Keohane and Nye (2000) note that democracy, unlike accountability, does not extend beyond the borders of a nation-state. Although, democratic accountability is applicable to financial institutions such as the IMF, most NGOs associated with globalization lack internal democracy. Therefore, globalization affects governance through political accountability and democracy.

Globalization also affects governance through convergence or divergence of policies. Although globalization may not completely erode the roles of the state government, it may create countries that have more or less similar policies and governance structures.

Opponents of globalization argue that a globalized economy will force nation-states to adopt homogeneous policies and establish similar institutions (O’Brien et al., 2000). Also, globalization may lead to reduced government intervention in matters affecting its people. This may affect democratic accountability within nation-states.

Pros and Cons of Globalization

Economic Effects

The effect of globalization on the economies of nation-states can be explained using the efficiency-based approach. The common economic policies of many countries are geared towards creating wealth; they entail opening up the markets to international investors.

Thus, according to Friedman (1999), internationalization of markets influences countries to adopt “neoliberal policies that promote international openness, reduced government participation and increased private investments” (p. 8). Therefore, one disadvantage of globalization is its larger control of the economic benefits, through reduced government role in nation-states’ economy. The international organizations dominate the local economic spheres limiting the societal issues the government can act on.

Globalization also causes a shift in power from the government to supranational and regional bodies. When this happens, resolution of transnational problems provides an avenue for the supranational authorities to expand their authority; an example is the EU and the North American Union. Also, regional institutions can position themselves strategically to protect their interests through transnational cooperation.

Such economic integrations influence the policy preferences of the nation-state political actors. According to Rosecrance (1996), economic globalization may cause trading countries to adopt similar trade policies; a phenomenon that has far-reaching implications on bilateral relations between states. Nevertheless, globalization expands opens up national and regional markets by disintegrating local monopolies in favor of international competitiveness.

Political Preferences

Rosecrance (1996) argues that economic integration facilitates free flow of labor and capital across the borders and fosters specialization and division of labor in the global arena. In a free economy, some countries may lose or gain in the wake of economic globalization. However, the aggregate benefits in the long run would compensate for the costs associated with globalization. Rosecrance (1996) further shows that free trade policies affect many factors of production.

For instance, labor and capital flow in the tourism industry will tend to favor certain trade policies in a trading bloc. Globalization also increases the number of players in favor of particular policies including activists and environmentalists, which ensures quality goods or services. However, marginalization of certain groups may arise and spillover into national politics leading to a struggle whereby the losing parties will attempt to derail integration while the winners will press for greater integration.

Proponents of globalization have a preference for particular policies and models that encourage economic openness.

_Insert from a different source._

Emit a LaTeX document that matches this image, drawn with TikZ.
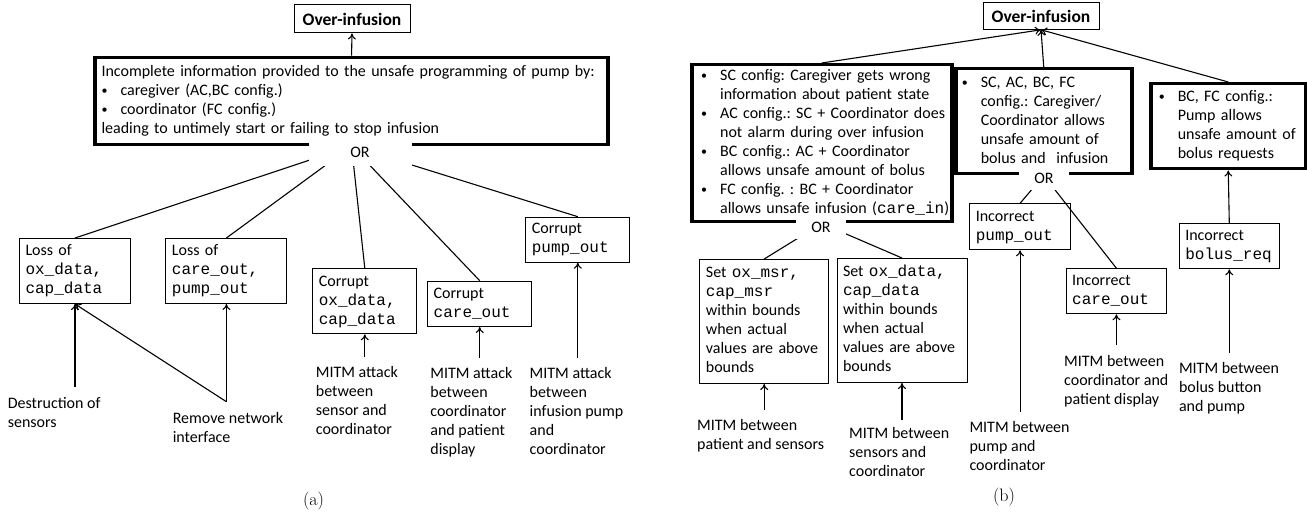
\documentclass[tikz,border=0pt]{standalone}
\usepackage{fontspec}
\setmonofont{Liberation Mono}
\newfontfamily\calfont{Carlito}
\usetikzlibrary{arrows.meta}
\frenchspacing
\newcommand\txtf{\calfont\fontsize{16}{19}\selectfont\frenchspacing}
\newcommand\tb[1]{\begin{tabular}{@{}l@{}}#1\end{tabular}}
\newcommand\bu{\makebox[19pt][l]{\raisebox{1pt}{\fontsize{12}{12}\selectfont •}}}
\newcommand\ind{\hspace*{19pt}}
\newcommand\cd[1]{{\ttfamily #1}}
\tikzset{
  obox/.style={draw, line width=1pt, minimum width=116pt, minimum height=28pt, inner sep=0pt,
    font=\calfont\fontsize{17.5}{20}\selectfont\bfseries},
  tbox/.style={draw, line width=3.5pt, anchor=north west, inner ysep=2pt, align=left},
  sbox/.style={draw, line width=1pt, anchor=north west, inner xsep=6pt, inner ysep=2pt, align=left},
  lbl/.style={anchor=north west, inner sep=0pt},
  ornode/.style={fill=white, inner sep=0pt},
  con/.style={line width=1.1pt},
  arr/.style={line width=1.1pt, -{To[length=6pt,width=8pt]}},
  capt/.style={font=\fontsize{18}{22}\selectfont},
}
\begin{document}
\begin{tikzpicture}[x=1pt, y=-1pt, every node/.style={font=\txtf}]
\useasboundingbox (0,0) rectangle (1307,518);

% ---------------- (a) ----------------
\node[obox] (o1) at (352,19) {Over-infusion};
\node[tbox, inner xsep=6.4pt, text width=500pt, minimum height=87pt] (big) at (93.4,55.7)
  {\tb{Incomplete information provided to the unsafe programming of pump by:\\
  \bu caregiver (AC,BC config.)\\
  \bu coordinator (FC config.)\\
  leading to untimely start or failing to stop infusion}};
\draw[arr] (big.north) -- (o1.south);

\node[sbox, text width=99pt, minimum height=65pt] (b1) at (19,238) {\tb{Loss of\\\cd{ox\_data,}\\\cd{cap\_data}}};
\node[sbox, text width=109pt, minimum height=65pt] (b2) at (165.4,238) {\tb{Loss of\\\cd{care\_out,}\\\cd{pump\_out}}};
\node[sbox, text width=92pt, minimum height=65pt] (b3) at (312.3,268.3) {\tb{Corrupt\\\cd{ox\_data,}\\\cd{cap\_data}}};
\node[sbox, text width=92pt, minimum height=45.3pt] (b4) at (427.2,280.7) {\tb{Corrupt\\\cd{care\_out}}};
\node[sbox, text width=92pt, minimum height=45pt] (b5) at (525.3,216.7) {\tb{Corrupt\\\cd{pump\_out}}};

\foreach \n in {b1,b2,b3,b4,b5} \draw[con] (big.south) -- (\n.north);
\node[ornode, minimum width=103pt, minimum height=27pt] (or1) at (360,152.5) {OR};

\coordinate (l1) at (b1.south |- 0,387);
\node[lbl] (t1) at (7.6,395.5) {\tb{Destruction of\\sensors}};
\draw[arr] (l1) -- (b1.south);
\coordinate (rn) at (b2.south |- 0,401.7);
\node[lbl] (t2) at (172.6,410.2) {\tb{Remove network\\interface}};
\draw[arr] (rn) -- (b1.south);
\draw[arr] (rn) -- (b2.south);
\coordinate (l3) at (b3.south |- 0,356.7);
\node[lbl] (t3) at (315.7,364) {\tb{MITM attack\\between\\sensor and\\coordinator}};
\draw[arr] (l3) -- (b3.south);
\coordinate (l4) at (b4.south |- 0,358);
\node[lbl] (t4) at (430.2,365.2) {\tb{MITM attack\\between\\coordinator\\and patient\\display}};
\draw[arr] (l4) -- (b4.south);
\coordinate (l5) at (b5.south |- 0,358);
\node[lbl] (t5) at (529.5,365.2) {\tb{MITM attack\\between\\infusion pump\\and\\coordinator}};
\draw[arr] (l5) -- (b5.south);

\node[capt] (ca) at (313.6,501) {(a)};

% ---------------- (b) ----------------
\node[obox, minimum height=26.6pt] (o2) at (1041,16) {Over-infusion};
\node[tbox, inner xsep=9.4pt, text width=241.2pt, minimum height=157pt] (A) at (690,63)
  {\tb{\bu SC config: Caregiver gets wrong\\
  \ind information about patient state\\
  \bu AC config.: SC + Coordinator does\\
  \ind not alarm during over infusion\\
  \bu BC config.: AC + Coordinator\\
  \ind allows unsafe amount of bolus\\
  \bu FC config. : BC + Coordinator\\
  \ind allows unsafe infusion (\cd{care\_in})}};
\node[tbox, inner xsep=6pt, text width=164pt, minimum height=105pt] (B) at (954,67)
  {\tb{\bu SC, AC, BC, FC\\
  \ind config.: Caregiver/\\
  \ind Coordinator allows\\
  \ind unsafe amount of\\
  \ind bolus and\ \ infusion}};
\node[tbox, inner xsep=8pt, text width=139pt, minimum height=85pt] (C) at (1149,82)
  {\tb{\bu BC, FC config.:\\
  \ind Pump allows\\
  \ind unsafe amount of\\
  \ind bolus requests}};
\draw[arr] (A.north) -- (o2.south);
\draw[arr] (B.north) -- (o2.south);
\draw[arr] (C.north) -- (o2.south);

\node[sbox, text width=116.6pt, minimum height=124pt] (s1) at (699.4,259)
  {\tb{Set \cd{ox\_msr,}\\\cd{cap\_msr}\\within bounds\\when actual\\values are above\\bounds}};
\node[sbox, text width=118pt, minimum height=124pt] (s2) at (836.5,258)
  {\tb{Set \cd{ox\_data,}\\\cd{cap\_data}\\within bounds\\when actual\\values are above\\bounds}};
\draw[con] (A.south) -- (s1.north);
\draw[con] (A.south) -- (s2.north);
\node[ornode, minimum width=50pt, minimum height=24pt] (or2) at (821,227.5) {OR};

\node[sbox, text width=88.5pt, minimum height=46pt] (p) at (969.3,203.3) {\tb{Incorrect\\\cd{pump\_out}}};
\node[sbox, text width=88.5pt, minimum height=45pt] (c) at (1065.7,268.3) {\tb{Incorrect\\\cd{care\_out}}};
\draw[con] (B.south) -- (p.north);
\draw[con] (B.south) -- (c.north);
\node[ornode, minimum width=50pt, minimum height=24pt] (or3) at (1044,178) {OR};

\node[sbox, text width=88pt, minimum height=45pt] (bo) at (1178.8,223.3) {\tb{Incorrect\\\cd{bolus\_req}}};
\draw[arr] (bo.north) -- (C.south);

\coordinate (ls1) at (s1.south |- 0,410);
\node[lbl] (u1) at (697,417.2) {\tb{MITM between\\patient and sensors}};
\draw[arr] (ls1) -- (s1.south);
\coordinate (ls2) at (s2.south |- 0,420);
\node[lbl] (u2) at (849,425) {\tb{MITM between\\sensors and\\coordinator}};
\draw[arr] (ls2) -- (s2.south);
\coordinate (lp) at (p.south |- 0,411.7);
\node[lbl] (u3) at (969.3,419.5) {\tb{MITM between\\pump and\\coordinator}};
\draw[arr] (lp) -- (p.south);
\coordinate (lc) at (c.south |- 0,345);
\node[lbl] (u4) at (1064,353) {\tb{MITM between\\coordinator and\\patient display}};
\draw[arr] (lc) -- (c.south);
\coordinate (lb) at (bo.south |- 0,353);
\node[lbl] (u5) at (1178.8,360.2) {\tb{MITM between\\bolus button\\and pump}};
\draw[arr] (lb) -- (bo.south);

\node[capt] (cb) at (1004,497) {(b)};
\end{tikzpicture}
\end{document}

Also, some integration players prefer certain forms of governance more than others.

For example, in the United States, most NGOs prefer some level of regulation (consumer protection and labor regulation) at the national level rather than at the state level (Frieden, 1999). Integration critics argue that actor preferences for institutions such as the International Labor Organization tend to favor more stringent regulation of firms, which may affect their performance.

Besides policy preferences, convergence of cultures often leads to a homogenization of cultures, values and lifestyles. Critics argue that globalization erodes national cultures and creates new societal norms (Frieden, 1999). Thus, due to globalization, the consumption culture, market competition, education and public goods may become homogenous across nation-states. Such a scenario may ultimately influence policy preferences whereby policymakers prefer decentralized policies to centralized and localized policies.

Global Institutions

Most global institutions advocate for policies that favor particular interest groups. As Frieden (1999) notes, international institutions such as the UN influence the interactions at the international level, which affect economic and political outcomes. One way in which institutions affect globalization is through policy preferences. Influential political entities that favor a particular economic model would establish institutions to promote their ideals.

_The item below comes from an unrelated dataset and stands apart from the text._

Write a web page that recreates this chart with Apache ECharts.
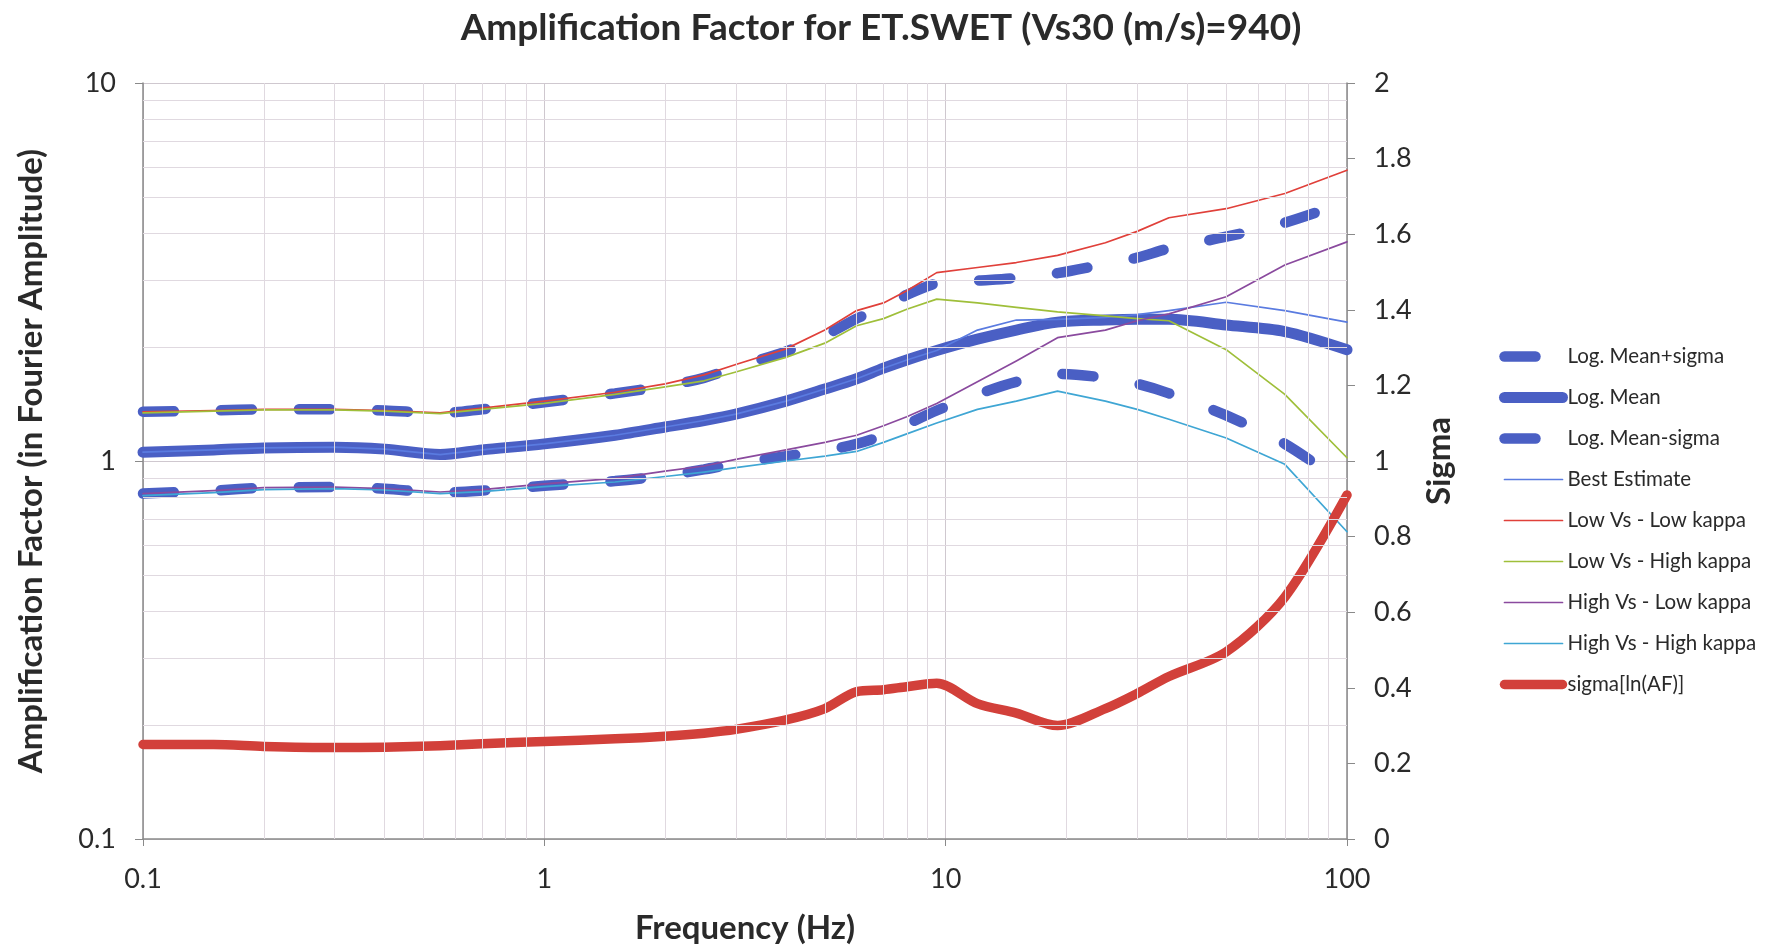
<!DOCTYPE html>
<html>
<head>
<meta charset="utf-8">
<script src="https://cdn.jsdelivr.net/npm/echarts@6/dist/echarts.min.js"></script>
<style>
html,body{margin:0;padding:0;background:#fff;}
#chart{width:1766px;height:950px;}
</style>
</head>
<body>
<div id="chart"></div>
<script>
// Frequency (Hz)
const freq = [0.1, 0.15, 0.2, 0.3, 0.4, 0.55, 0.7, 1, 1.5, 2, 2.5, 3, 4, 5, 6, 7, 8, 9.5, 12, 15, 19, 25, 30, 36, 50, 70, 100];
// Amplification factor series (left axis)
const logMeanPlusSigma = [1.35,1.36,1.37,1.37,1.36,1.34,1.37,1.43,1.51,1.58,1.66,1.77,1.95,2.15,2.38,2.56,2.75,2.95,3.0,3.05,3.14,3.32,3.45,3.65,3.92,4.27,4.85];
const logMean = [1.055,1.07,1.083,1.088,1.075,1.04,1.07,1.11,1.17,1.23,1.28,1.33,1.44,1.55,1.65,1.76,1.85,1.96,2.1,2.22,2.33,2.36,2.37,2.37,2.29,2.2,1.97];
const logMeanMinusSigma = [0.82,0.835,0.85,0.853,0.845,0.825,0.835,0.86,0.885,0.915,0.95,0.985,1.03,1.065,1.11,1.17,1.25,1.36,1.5,1.62,1.7,1.66,1.6,1.51,1.32,1.11,0.86];
const bestEstimate = [1.055,1.07,1.083,1.088,1.075,1.04,1.07,1.11,1.17,1.23,1.28,1.33,1.44,1.55,1.65,1.76,1.85,1.96,2.22,2.36,2.37,2.4,2.44,2.5,2.63,2.5,2.33];
const lowVsLowKappa = [1.35,1.36,1.37,1.37,1.36,1.34,1.38,1.44,1.52,1.6,1.69,1.8,1.98,2.22,2.5,2.62,2.82,3.15,3.25,3.35,3.5,3.78,4.05,4.4,4.65,5.1,5.88];
const lowVsHighKappa = [1.34,1.355,1.365,1.365,1.355,1.335,1.37,1.42,1.5,1.57,1.63,1.72,1.88,2.05,2.28,2.38,2.52,2.68,2.62,2.55,2.48,2.42,2.38,2.35,1.97,1.5,1.02];
const highVsLowKappa = [0.82,0.835,0.85,0.853,0.845,0.828,0.84,0.87,0.9,0.94,0.97,1.01,1.07,1.12,1.17,1.24,1.31,1.42,1.62,1.84,2.12,2.22,2.35,2.45,2.72,3.3,3.8];
const highVsHighKappa = [0.81,0.825,0.84,0.845,0.838,0.82,0.83,0.855,0.88,0.91,0.935,0.96,1.0,1.03,1.06,1.12,1.18,1.26,1.37,1.44,1.53,1.44,1.37,1.29,1.15,0.98,0.65];
// Sigma (right axis)
const sigmaLnAF = [0.25,0.25,0.245,0.242,0.243,0.247,0.252,0.258,0.265,0.272,0.28,0.29,0.315,0.345,0.39,0.395,0.403,0.412,0.358,0.333,0.3,0.345,0.385,0.43,0.495,0.64,0.91];
// Minor (log) grid line values
const xMinorGrid = [0.2,0.3,0.4,0.5,0.6,0.7,0.8,0.9,2,3,4,5,6,7,8,9,20,30,40,50,60,70,80,90];
const yMinorGrid = [0.2,0.3,0.4,0.5,0.6,0.7,0.8,0.9,2,3,4,5,6,7,8,9];
const legendNames = ['Log. Mean+sigma', 'Log. Mean', 'Log. Mean-sigma', 'Best Estimate', 'Low Vs - Low kappa',
                     'Low Vs - High kappa', 'High Vs - Low kappa', 'High Vs - High kappa', 'sigma[ln(AF)]'];

const FONT = 'Lato, "Open Sans", sans-serif';
const pairs = arr => freq.map((f, i) => [f, arr[i]]);

const DASH = [31, 47];
const dashStyle = { type: DASH, cap: 'round', width: 10.5 };

function line(name, arr, color, width, opts) {
  return Object.assign({
    name: name, type: 'line', data: pairs(arr), symbol: 'none', showSymbol: false,
    xAxisIndex: 0, yAxisIndex: 0, z: 3,
    lineStyle: { color: color, width: width, cap: 'round', join: 'round' },
    itemStyle: { color: color },
    emphasis: { disabled: true }
  }, opts || {});
}

const blue = '#4a5fc4';
const series = [
  {
    name: '_grid', type: 'line', data: [[0.1, 1]], symbol: 'none', showSymbol: false,
    lineStyle: { opacity: 0 }, z: 1, silent: true,
    markLine: {
      silent: true, symbol: ['none', 'none'], label: { show: false }, animation: false,
      lineStyle: { color: '#e0d9e0', type: 'solid', width: 1 },
      emphasis: { disabled: true },
      data: xMinorGrid.map(v => ({ xAxis: v })).concat(yMinorGrid.map(v => ({ yAxis: v })))
    }
  },
  line(legendNames[0], logMeanPlusSigma, blue, 10.5, { smooth: 0.3, lineStyle: Object.assign({ color: blue }, dashStyle) }),
  line(legendNames[1], logMean, blue, 11, { smooth: 0.3 }),
  line(legendNames[2], logMeanMinusSigma, blue, 10.5, { smooth: 0.3, lineStyle: Object.assign({ color: blue }, dashStyle) }),
  line(legendNames[3], bestEstimate, '#5a7be0', 1.7),
  line(legendNames[4], lowVsLowKappa, '#e0403a', 1.7),
  line(legendNames[5], lowVsHighKappa, '#9fbf3a', 1.7),
  line(legendNames[6], highVsLowKappa, '#8a4a9e', 1.7),
  line(legendNames[7], highVsHighKappa, '#3fa6d4', 1.7),
  line(legendNames[8], sigmaLnAF, '#d2403a', 9.5, { yAxisIndex: 1, smooth: 0.3, z: 4 })
];

const legendData = legendNames.map((n, i) => (i === 0 || i === 2)
  ? { name: n, lineStyle: { type: DASH, width: 10.5, cap: 'round' } }
  : { name: n });

const chart = echarts.init(document.getElementById('chart'), null, { renderer: 'canvas' });
chart.setOption({
  animation: false,
  backgroundColor: '#ffffff',
  textStyle: { fontFamily: FONT },
  title: {
    text: 'Amplification Factor for ET.SWET (Vs30 (m/s)=940)',
    left: 876, top: 5, textAlign: 'center',
    textStyle: { fontFamily: FONT, fontWeight: 'bold', fontSize: 37, color: '#2a2a2a' }
  },
  grid: { left: 143, right: 419, top: 83, bottom: 111, containLabel: false },
  legend: {
    orient: 'vertical', left: 1499, top: 346, padding: 0,
    itemWidth: 58, itemHeight: 14, itemGap: 20,
    data: legendData,
    lineStyle: { width: 'inherit', type: 'inherit', cap: 'inherit' },
    itemStyle: { opacity: 0 },
    textStyle: { fontFamily: FONT, fontSize: 20.5, color: '#2a2a2a', lineHeight: 20.5 },
    selectedMode: false
  },
  xAxis: {
    type: 'log', logBase: 10, min: 0.1, max: 100,
    name: 'Frequency (Hz)', nameLocation: 'middle', nameGap: 72.5,
    nameTextStyle: { fontFamily: FONT, fontWeight: 'bold', fontSize: 33, color: '#2a2a2a' },
    axisLine: { onZero: false, lineStyle: { color: '#8a8a8a', width: 1.5 } },
    axisTick: { show: true, length: 7, lineStyle: { color: '#8a8a8a' } },
    axisLabel: { fontFamily: FONT, fontSize: 27, color: '#2a2a2a', margin: 27,
                 formatter: v => String(+v.toPrecision(3)) },
    splitLine: { show: true, lineStyle: { color: '#cfc8cf', width: 1 } }
  },
  yAxis: [
    {
      type: 'log', logBase: 10, min: 0.1, max: 10, position: 'left',
      name: 'Amplification Factor (in Fourier Amplitude)', nameLocation: 'middle', nameGap: 95,
      nameTextStyle: { fontFamily: FONT, fontWeight: 'bold', fontSize: 33, color: '#2a2a2a' },
      axisLine: { show: true, lineStyle: { color: '#8a8a8a', width: 1.5 } },
      axisTick: { show: true, length: 8, lineStyle: { color: '#8a8a8a' } },
      axisLabel: { fontFamily: FONT, fontSize: 27, color: '#2a2a2a', margin: 27,
                   formatter: v => String(+v.toPrecision(3)) },
      splitLine: { show: true, lineStyle: { color: '#cfc8cf', width: 1 } }
    },
    {
      type: 'value', min: 0, max: 2, interval: 0.2, position: 'right',
      name: 'Sigma', nameLocation: 'middle', nameGap: 76,
      nameTextStyle: { fontFamily: FONT, fontWeight: 'bold', fontSize: 33, color: '#2a2a2a' },
      axisLine: { show: true, lineStyle: { color: '#8a8a8a', width: 1.5 } },
      axisTick: { show: true, length: 8, lineStyle: { color: '#8a8a8a' } },
      axisLabel: { fontFamily: FONT, fontSize: 27, color: '#2a2a2a', margin: 27,
                   formatter: v => String(+v.toFixed(1)) },
      splitLine: { show: false }
    }
  ],
  series: series
});
</script>
</body>
</html>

For instance, before 1914, the gold standard agitated for an open economy by removing barriers to international trade in the 19th century; it, however, faced much domestic opposition from the American populists (Frieden, 1999). Thus, decentralized institutions can foster economic openness if they have political support.

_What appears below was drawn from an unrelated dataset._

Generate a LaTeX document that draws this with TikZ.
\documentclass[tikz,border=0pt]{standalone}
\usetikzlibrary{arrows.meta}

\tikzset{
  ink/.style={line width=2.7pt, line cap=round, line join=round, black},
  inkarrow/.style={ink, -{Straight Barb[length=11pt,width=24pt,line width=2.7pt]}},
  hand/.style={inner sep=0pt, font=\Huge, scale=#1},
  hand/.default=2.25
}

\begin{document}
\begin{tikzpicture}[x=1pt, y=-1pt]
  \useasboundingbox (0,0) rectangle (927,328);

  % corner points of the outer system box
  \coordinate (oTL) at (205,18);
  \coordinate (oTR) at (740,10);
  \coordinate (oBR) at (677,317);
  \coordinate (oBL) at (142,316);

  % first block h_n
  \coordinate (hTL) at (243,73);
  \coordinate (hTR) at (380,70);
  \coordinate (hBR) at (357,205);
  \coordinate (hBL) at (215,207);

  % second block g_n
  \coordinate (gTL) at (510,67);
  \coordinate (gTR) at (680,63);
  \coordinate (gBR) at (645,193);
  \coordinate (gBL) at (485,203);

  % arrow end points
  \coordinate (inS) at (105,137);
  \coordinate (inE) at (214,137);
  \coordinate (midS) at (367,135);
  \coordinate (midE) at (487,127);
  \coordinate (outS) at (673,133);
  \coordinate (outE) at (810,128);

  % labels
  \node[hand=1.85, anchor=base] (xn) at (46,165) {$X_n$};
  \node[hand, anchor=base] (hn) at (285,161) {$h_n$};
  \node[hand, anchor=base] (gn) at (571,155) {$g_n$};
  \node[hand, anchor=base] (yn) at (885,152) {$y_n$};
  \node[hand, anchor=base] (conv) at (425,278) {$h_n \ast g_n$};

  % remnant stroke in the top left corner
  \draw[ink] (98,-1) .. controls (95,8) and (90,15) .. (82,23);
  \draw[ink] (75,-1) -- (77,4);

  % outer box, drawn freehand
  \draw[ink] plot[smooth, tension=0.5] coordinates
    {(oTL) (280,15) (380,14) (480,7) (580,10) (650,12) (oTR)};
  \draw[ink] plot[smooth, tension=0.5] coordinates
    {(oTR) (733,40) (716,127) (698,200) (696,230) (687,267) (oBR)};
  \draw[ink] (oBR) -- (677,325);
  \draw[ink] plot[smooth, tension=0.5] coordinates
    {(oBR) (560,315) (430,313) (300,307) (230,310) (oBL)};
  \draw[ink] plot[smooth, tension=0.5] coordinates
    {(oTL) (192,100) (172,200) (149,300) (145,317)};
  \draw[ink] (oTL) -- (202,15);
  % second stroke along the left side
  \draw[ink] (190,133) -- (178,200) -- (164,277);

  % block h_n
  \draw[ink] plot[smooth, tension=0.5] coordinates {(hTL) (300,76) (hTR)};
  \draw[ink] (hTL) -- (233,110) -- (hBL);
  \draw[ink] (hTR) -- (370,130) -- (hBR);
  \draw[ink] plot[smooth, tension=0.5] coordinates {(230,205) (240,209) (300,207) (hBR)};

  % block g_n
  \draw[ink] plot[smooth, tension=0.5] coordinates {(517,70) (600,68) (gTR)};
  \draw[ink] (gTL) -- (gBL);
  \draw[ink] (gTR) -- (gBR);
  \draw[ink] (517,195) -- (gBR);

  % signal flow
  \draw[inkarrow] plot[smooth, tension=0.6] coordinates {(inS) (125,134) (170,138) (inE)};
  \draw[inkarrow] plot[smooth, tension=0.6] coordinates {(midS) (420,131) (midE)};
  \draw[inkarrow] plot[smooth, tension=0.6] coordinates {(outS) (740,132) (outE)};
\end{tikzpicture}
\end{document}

The stability of a country’s governance also influences policy choices and investment decisions by international organizations. For example, countries with unstable governments will have fewer external investors willing to invest there as political instability is often associated with ineffective economic policies. Thus, under conditions of political instability, perceptions held by global and regional organizations such as the NAU, WTO or the EU will influence investment decisions of international corporations.

However, policy credibility can be enhanced if such governments sign bilateral treaties with stable governments. For instance, Mexico’s ratification of the NAFTA treaty reinforced its policy credibility at the international level (Frieden, 1999). Thus, regional and global institutions influence the local economic policies in a way that sustains a market economy and competitiveness.


Globalization has two dimensions; economic and political dimensions. Governance has links with globalization with regard to political institutions, cultural values and societal norms. From a cultural perspective, globalization erodes cultural values and norms through the convergence of cultures. Also, due to the interconnectedness of the different economies, financial crises in one part of the world affect the economies of other countries.

However, globalization promotes cultural tourism through the convergence of cultures and promotes competitiveness and democracy. Also, globalization, through supranational governance influences financial and monetary policies of nations and regional trading blocs resulting in greater economic benefits to member states. Overall, the phenomenon of globalization has far greater benefits for nation-states than disadvantages.


Frieden, J. (1999). Actors and Preferences in International Relations. Princeton: Princeton University Press.

Keohane, O., & Nye, S. (2000). Globalization: What’s New? What’s Not? (And So What?). Foreign Policy, 118(4), 104-109

O’Brien, R., Goetz, A., Scholte, J., & Williams, M. (2000). Contesting Global

Governance: Multilateral Economic Institutions and Global Social Movements. New York: Cambridge University Press.

Rosecrance, R. (1996). The Rise of the Virtual State. Foreign Affairs, 75(4), 45-61.